Nie tylko my mamy biegunkę legislacyjną. 193 razy zmieniano w ciągu ostatniej dekady podatki na Litwie. Ale w tym tekście jeszcze ciekawsza jest informacja, że rząd Meksyku zobowiązał się nie dotykać systemu podatkowego do 2018 roku.
Dlaczego jest tyle strajków we Francji? Bo scentralizowany i mocno regulujący relacje między pracodawcami i pracownikami system polityczny i prawny sprzyja kulturze strajkowania.

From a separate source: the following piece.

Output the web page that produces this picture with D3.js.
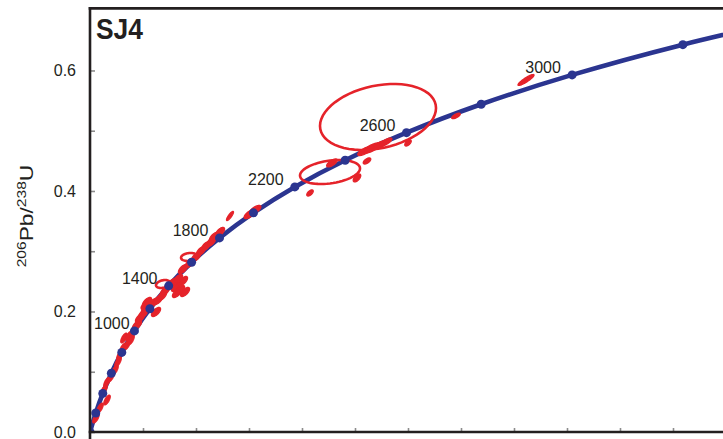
<!DOCTYPE html>
<html><head><meta charset="utf-8">
<script src="https://cdn.jsdelivr.net/npm/d3@7/dist/d3.min.js"></script>
<style>body{margin:0;background:#fff}svg{display:block}</style>
</head><body><svg id="c" width="723" height="439"></svg>
<script>
// ---- data ----
const concordiaAges = [0,200,400,600,800,1000,1200,1400,1600,1800,2000,2200,2400,2600,2800,3000,3200,3400];
const concordiaX = [0,0.2177,0.4828,0.8056,1.1987,1.6774,2.2603,2.9701,3.8344,4.8869,6.1685,7.7292,9.6296,11.9438,14.7617,18.1931,22.3716,27.4593]; // 207Pb/235U
const concordiaY = [0,0.03151,0.06402,0.09754,0.13213,0.16781,0.2046,0.24256,0.28173,0.32212,0.36376,0.40674,0.45106,0.49678,0.54396,0.59261,0.6428,0.69456]; // 206Pb/238U
const labelAges = [1000,1400,1800,2200,2600,3000];
const yTicks = [0,0.1,0.2,0.3,0.4,0.5,0.6];
const yTickLabels = ["0.0","","0.2","","0.4","","0.6"];
const xTicks = [2,4,6,8,10,12,14,16,18,20,22];
const sampleName = "SJ4";

// filled analysis spots (207Pb/235U, 206Pb/238U, 2s errors, rho)
const spotX = [0.226,0.377,0.642,0.528,0.642,0.792,0.943,1.057,1.132,1.245,1.396,1.283,1.472,1.623,1.547,
  1.774,1.887,2.000,2.113,2.264,2.377,2.151,2.491,2.566,2.717,2.830,2.943,3.094,3.245,3.396,3.509,3.321,3.585,3.283,
  3.509,3.774,4.000,4.189,4.377,4.566,4.679,4.906,
  5.283,6.038,6.226,
  8.302,9.132,10.075,10.453,10.377,10.642,10.943,11.170,12.000,13.811,16.453];
const spotY = [0.0232,0.0398,0.0531,0.0697,0.0830,0.0913,0.1029,0.1162,0.1278,0.1394,0.1444,0.1560,0.1593,0.1660,0.1527,
  0.1776,0.1892,0.1959,0.2041,0.2091,0.2141,0.2158,0.1992,0.2191,0.2257,0.2340,0.2407,0.2473,0.2407,0.2357,0.2506,0.2539,0.2324,0.2307,
  0.2705,0.2805,0.2905,0.3004,0.3087,0.3154,0.3237,0.3320,
  0.3585,0.3618,0.3685,
  0.3967,0.4465,0.4216,0.4498,0.4664,0.4714,0.4763,0.4813,0.4797,0.5245,0.5842];
const spotSX = [0.12,0.12,0.12,0.12,0.12,0.12,0.12,0.12,0.12,0.12,0.12,0.12,0.12,0.12,0.12,
  0.17,0.17,0.17,0.17,0.17,0.17,0.17,0.17,0.17,0.17,0.17,0.17,0.17,0.17,0.17,0.17,0.17,0.17,0.17,
  0.17,0.17,0.17,0.17,0.17,0.17,0.17,0.17,
  0.13,0.22,0.22,
  0.12,0.2,0.14,0.14,0.27,0.32,0.27,0.22,0.12,0.16,0.3];
const spotSY = [0.008,0.008,0.008,0.008,0.008,0.008,0.008,0.008,0.008,0.008,0.008,0.008,0.008,0.008,0.008,
  0.0075,0.0075,0.0075,0.0075,0.0075,0.0075,0.0075,0.0075,0.0075,0.0075,0.0075,0.0075,0.0075,0.0075,0.0075,0.0075,0.0075,0.0075,0.0075,
  0.0075,0.0075,0.0075,0.0075,0.0075,0.0075,0.0075,0.0075,
  0.0075,0.0075,0.0075,
  0.005,0.0065,0.0065,0.005,0.0075,0.0085,0.0075,0.0065,0.005,0.0045,0.009];
const spotRho = [0.7,0.7,0.7,0.7,0.7,0.7,0.7,0.7,0.7,0.7,0.7,0.7,0.7,0.7,0.7,
  0.65,0.65,0.65,0.65,0.65,0.65,0.65,0.65,0.65,0.65,0.65,0.65,0.65,0.65,0.65,0.65,0.65,0.65,0.65,
  0.65,0.65,0.65,0.65,0.65,0.65,0.65,0.65,
  0.85,0.7,0.7,
  0.6,0.7,0.6,0.6,0.75,0.75,0.75,0.75,0.6,0.7,0.9];

// large-error analyses drawn as open ellipses
const openX = [2.151,2.755,3.736,9.057,10.868];
const openY = [0.2091,0.2456,0.2905,0.4315,0.5228];
const openSX = [0.2,0.264,0.30,1.132,2.189];
const openSY = [0.006,0.0066,0.0066,0.0199,0.0548];
const openRho = [0.5,0.3,0.2,0.3,0.27];

// ---- chart ----
const BLUE = "#2b3590", RED = "#e5232a", INK = "#231f20";
const svg = d3.select("#c");
const x = d3.scaleLinear().domain([0,24]).range([90,726]);
const y = d3.scaleLinear().domain([0,0.703]).range([432,8.4]);

svg.append("defs").append("clipPath").attr("id","plot")
  .append("rect").attr("x",90).attr("y",8.4).attr("width",633).attr("height",423.6);

// ticks (inward, grey)
const yAxis = d3.axisLeft(y).tickValues(yTicks).tickSize(-5).tickPadding(14)
  .tickFormat((d,i)=>yTickLabels[i]);
const gy = svg.append("g").attr("transform","translate(90,0)").call(yAxis);
gy.select(".domain").remove();
gy.selectAll(".tick line").attr("stroke","#8c8c8c").attr("stroke-width",1.6);
gy.selectAll(".tick text").attr("fill",INK).style("font-family","'Liberation Sans', Arial, sans-serif").style("font-size","16px");

const xAxis = d3.axisBottom(x).tickValues(xTicks).tickSize(-4).tickFormat("");
const gx = svg.append("g").attr("transform","translate(0,432)").call(xAxis);
gx.select(".domain").remove();
gx.selectAll(".tick line").attr("stroke","#8c8c8c").attr("stroke-width",1.6);

const plot = svg.append("g").attr("clip-path","url(#plot)");

// concordia curve
const pts = concordiaAges.map((a,i)=>[concordiaX[i],concordiaY[i]]);
plot.append("path").datum(pts)
  .attr("d", d3.line().x(d=>x(d[0])).y(d=>y(d[1])).curve(d3.curveCatmullRom.alpha(0.5)))
  .attr("fill","none").attr("stroke",BLUE).attr("stroke-width",4.6).attr("stroke-linecap","round");

// ellipse generator
function ellipse(cx,cy,sx,sy,rho){
  const n=60, p=[], k=Math.sqrt(1-rho*rho);
  for(let j=0;j<n;j++){
    const t=2*Math.PI*j/n;
    p.push([x(cx+sx*Math.cos(t)), y(cy+sy*(rho*Math.cos(t)+k*Math.sin(t)))]);
  }
  return d3.line().curve(d3.curveLinearClosed)(p);
}

plot.append("g").selectAll("path").data(spotX).join("path")
  .attr("d",(d,i)=>ellipse(spotX[i],spotY[i],spotSX[i],spotSY[i],spotRho[i]))
  .attr("fill",RED).attr("stroke",RED).attr("stroke-width",1.4).attr("stroke-linejoin","round");

plot.append("g").selectAll("path").data(openX).join("path")
  .attr("d",(d,i)=>ellipse(openX[i],openY[i],openSX[i],openSY[i],openRho[i]))
  .attr("fill","none").attr("stroke",RED).attr("stroke-width",2.6);

// age markers
plot.append("g").selectAll("circle").data(pts).join("circle")
  .attr("cx",d=>x(d[0])).attr("cy",d=>y(d[1])).attr("r",4.5).attr("fill",BLUE);

// age labels
const lab = svg.append("g").style("font-family","'Liberation Sans', Arial, sans-serif").style("font-size","16px").attr("fill",INK);
labelAges.forEach(a=>{
  const i = concordiaAges.indexOf(a);
  const px = x(concordiaX[i]), py = y(concordiaY[i]);
  const w = 35.6;
  let cx = px - 29;
  if (cx - w/2 < 94) cx = 94 + w/2;
  lab.append("text").attr("x",cx).attr("y",py-2).attr("text-anchor","middle").text(a);
});

// frame lines
svg.append("line").attr("x1",88.7).attr("x2",723).attr("y1",8.4).attr("y2",8.4).attr("stroke",INK).attr("stroke-width",2.6);
svg.append("line").attr("x1",90).attr("x2",90).attr("y1",7.1).attr("y2",439).attr("stroke",INK).attr("stroke-width",2.6);
svg.append("line").attr("x1",88.7).attr("x2",723).attr("y1",432).attr("y2",432).attr("stroke",INK).attr("stroke-width",2.6);

// sample name
svg.append("text").attr("x",96).attr("y",39).text(sampleName)
  .attr("textLength",47).attr("lengthAdjust","spacingAndGlyphs")
  .style("font-family","'Liberation Sans', Arial, sans-serif").style("font-weight","bold").style("font-size","30px").attr("fill",INK);

// y-axis title
const yt = svg.append("text").attr("transform","translate(33,216) rotate(-90) scale(1.2,1)")
  .attr("text-anchor","middle").attr("fill",INK)
  .style("font-family","'Liberation Sans', Arial, sans-serif").style("font-size","19px");
yt.append("tspan").attr("font-size","13px").attr("dy","-7").text("206");
yt.append("tspan").attr("dy","7").text("Pb/");
yt.append("tspan").attr("font-size","13px").attr("dy","-7").text("238");
yt.append("tspan").attr("dy","7").text("U");
</script></body></html>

W najbliższej dekadzie udział Azji w światowym PKB wzrośnie z 30 do 40 procent. Wiceszef MFW Min Zhu uważa, że kluczowy będzie system finansowy, który musi obsłużyć rosnące gospodarki regionu, sfinansować zmiany strukturalne i demograficzne. Do tego potrzebne są m.in. bardziej płynne rynki i poszerzenie bazy inwestorów.
Na stronie McKinseya wywiad z burmistrzem Berlina o ściąganiu talentów do miasta w takich dziedzinach jak medycyna, logistyka i transport, IT, media, biznesy kreatywne, optyka, technologie energetyczne. Berlin staje się znany jako miasto start-upów podobnie jak Nowy Jork, Londyn i Tel Awiw. W rozmowie z ekspertami McKinseya burmistrz Klaus Wowereit zapowiada dalszą poprawę „welcoming culture” wsparcia władz dla nowych biznesów. Obok wywiadu można też znaleźć tekst ekspercki McKinseya na temat skutecznych metod tworzenia społeczności start-up i przyciągania inwestorów, wykorzystujący m.in. przykłady z Berlina.
Na koniec odnotowujemy, że Bankowy Fundusz Gwarancyjny wypłaci 900 mln złotych depozytariuszom pierwszego zbankrutowanego SKOK Wspólnota. Jest wysoce prawdopodobne, że będą kolejne bankructwa Kas i kolejne wypłaty. Aktywa BFG – według ostatniego dostępnego raportu rocznego za 2012 rok – to ok. 10 mld złotych, o połowę mniej niż aktywa Kas.